Uncanny Networks — Dialogues with the Virtual Intelligentsia (MIT Press, 2002), a collection of interviews with new media artists, theorists and critics from East and West-Europe, USA and Asia who reflect on their concepts and practices. It provides a critical context of ideas, networks and artworks that have shaped the past decade.

My First Recession — Critical Internet Culture in Transition (V2-NAi, 2003, translated in Italian), contains essays on Internet theory, dotcom literature, the issue of moderation, lists, blogs and open publishing and case studies of three list communities: Syndicate (Deep Europe), Xchange (streaming media) and Oekonux (GPL society debate).

The Principle of Notworking — Concepts in Critical Internet Culture (AUP, 2005), inaugural speech at the Hogeschool van Amsterdam, february 2005, with three chapters on multitude, network and culture, the theory of free cooperation and the dawn of the organized networks. This booklet can be download here as a pdf (2.2 MB).

Dark Fiber – Tracking Critical Internet Culture (MIT Press, 2002, translated in German, Italian, Spanish, Romanian and Japanese) brings together texts about new media culture worldwide, with essays on The Digital City Amsterdam and nettime, data dandyism, tactical media strategies and early critiques of dotcommania.

I'll be purchasing Zero Comments and Dark Fiber

You can also check out his blog: net critique

Friday, October 22, 2010

New Media's affect on Politics

During Understanding Media Studies class on Monday October 18th, Dr. Christiane Paul gave a presentation on Media Art Politics. Specifically how new media art creates interventions between nation-state relationships with the common person, in regards to economic, political, and cultural conditions.

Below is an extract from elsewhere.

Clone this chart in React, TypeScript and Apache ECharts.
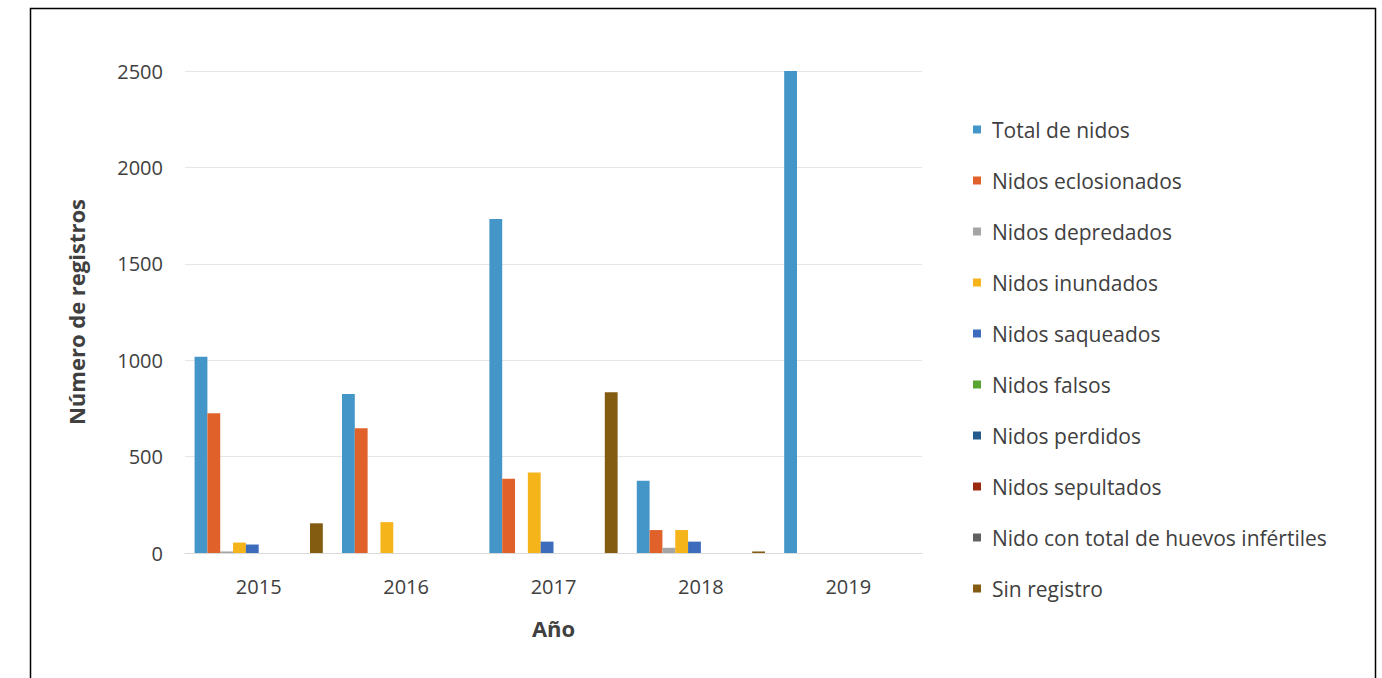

Each art work involves one or more aspects of aesthetics, wreckage, counter-measures, intersections, agency and reconstruction, which results in the disturbance, reflection, or action in the world.

One student questioned whether the innovative media technology used in the projects have had direct affects on politics, specifically if the "common" artist or artist group has changed the political system or if there have been any legal ramifications due to the projects mentioned in the presentation. (Here's an interview with Dr. Paul about some of the projects from the presentation.)

Dr. Paul's answer said that new media art falls in a legal grey area and that the projects she presented do in fact create commentary about people's access to government information. She said that no one project has had a direct affect on politics but many of them, collectively, have created buzz in the system. I found an article on Mashable/Social Media that discusses the use of new media in this is a case where politicians have introduced the use of social media to win elections/spread their message. It's not directly related to Dr. Paul's theory that a desired state of understanding can be implemented through new media, it more reflects on the influence of media on politics.

Follow the link:

Social Media: The New Battleground for Politics

Thursday, October 21, 2010

Meet my mediation with media

The purpose of this blog is simple. It's to be used as another resource for my Understanding Media Studies course at The New School. "Resource" really isn't the right word, I would say it's a new media forum for me to utilize as a means to post my assignments. Simple right? Yes. But I also think that's boring, so I'm going to also use this blog to promote interesting aspects of new media via videos, theories, graphics/designs, information about new art installations, media politics and links to just plain cool media stuff.